Read this today and thought I'd share.
From ROME '44 by Raleigh Trevelyan.Pages 249 & 250.

There were said to be three hundred deserters , both British and American, at large on the Beachhead. At first nobody made out where they could hide themselves in such a small area. John Hope , the British Guards Officer at VI Corps, used sometimes to take time off bird-watching in deserted gardens to the east of Nettuno, making his way along a very deeply dug ditch.
'Once I saw some washing hanging out, which I thought was odd. Then I saw something shining beneath a lot of old sticks. I kicked at it and found a large cache of new tins.

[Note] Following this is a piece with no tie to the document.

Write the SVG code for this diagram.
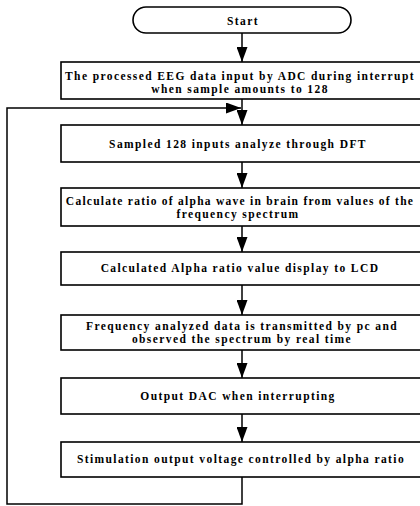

I thought: "My God, those deserter bastards must be in the wood there." I turned a corner and was confronted by two unshaven GIs, one with a red beard, with rifles. I knew it was touch and go.
"What are you doing here?" one of them asked.
I showed him my British badges , and when I said I was bird-watching they burst out laughing. They pretended they were just back from the front.'

As soon as he got back, Hope reported the affair to the American Provost.
After some difficulty , it was agreed to send a jeep. Hope, to his alarm, was asked to sit on the bonnet.
'As we approached the ditch , Red Beard and his companion jumped up and ran like hell into a tabacco field; the men in the jeep belted off into the crops . God knows whether any were killed. No expedition was organised to go into the bushes to find out who was there. Men just couldn't be spared.'
Hope was delighted one day to see a pair of Bee-eaters , which appeared to be nesting in the German lines.
He also saw several Golden Orioles.
In the front line you might hear a cuckoo at dawn.
Nightingales sang by day and night, and people complained they were becoming bird-happy. The more the Nightingales were frightened by two inch mortars or volleys of grenades , the more they sang- and the more this so-called music of the moon seemed callous to those who crouched in shallow fox-holes and who saw their comrades die.